1992 dicembre 24 Ma si può ancora dirlo?
1992 dicembre 24 – Ma si può ancora dirlo?
Ma si può dire Buon Natale oggi? Sembra una follia o, come ammoniva David Maria Turoldo, lo
“scandalo della speranza”.
Una sfida contro ogni apparenza. Semmai un presagio. Un desiderio povero di indizi; nulla più.
La guerra e la fame sono servite in tavola, all’ora dei Tg. La recessione tocca il bilancio familiare. La
Banca d’Italia ci avverte che ogni italiano, poppanti compresi, si porta dietro un debito di 28 milioni;
che sale a 75 se escludiamo i disoccupati, pensionati e casalinghe.
Noi siamo lo Stato in uno Stato a mezzo servizio. Dove la politica ha perso negli ultimi anni tutti i
treni del nuovo.
Adesso lo chiamano nuovismo, per dire che sarebbe uno dei tanti “ismi” partoriti dalla moda. Giocano
con le parole avendo dimenticato la polpa delle cose.
In realtà, gran parte del ceto politico non è più né nuovo né vecchio. Rischiamo di essere già tutti in
ritardo, compresi i riformatori. Corriamo il pericolo di imbalsamare persino il nuovo, tanti sono i
freni, gli interessi, le viltà, le complicità che offriva il regime del tanto per cento.
Tuttavia, Buon Natale è ancora possibile, in un senso mai così letterale, che prenota le cose, le fa
nascere. Addirittura in Somalia o in Bosnia, perché l’orrore, il sangue e la carestia per la prima volta
stanno lentamente modificando la cultura dello sviluppo e della potenza.
Fino all’altro ieri, intere generazioni di ragazzi sono cresciute nel mondo spaccato in blocchi, appeso
al filo dell’olocausto nucleare. Forse, abbiam bevuto troppo latte atomico per essere pronti a conflitti
che affondano nel passato remoto. L’Onu nasce soltanto oggi; dopo mezzo secolo di finzioni, tenta i
primi maldestri passi di un governo mondiale.
Si può, si può più che mai, anche a casa nostra.
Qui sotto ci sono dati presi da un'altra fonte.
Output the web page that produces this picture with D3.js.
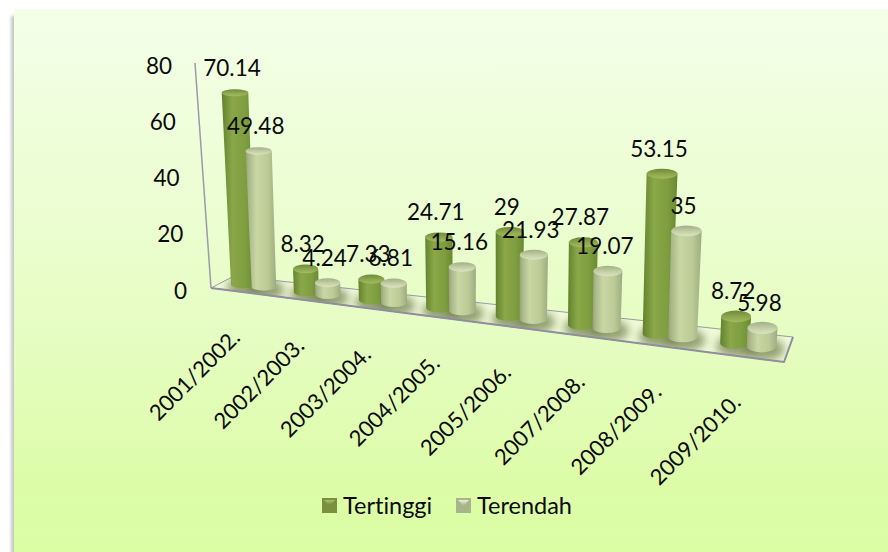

Ci vorrebbe molto più coraggio nel mettersi in piazza.
Proprio andare in piazza, una nuova grande socializzazione della politica, troppo sequestrata dalla
televisione e dai giornali.
Riscoprire il centro della comunità, l’agorà dei greci. Per metter in moto istituzioni più efficienti,
meno appaltiste, più rappresentative, non basta più espugnare il quartier generale della partitocrazia.
Bisogna lavorare sodo, insieme.
Un patto per il Paese; poi ciascuno prenda partito.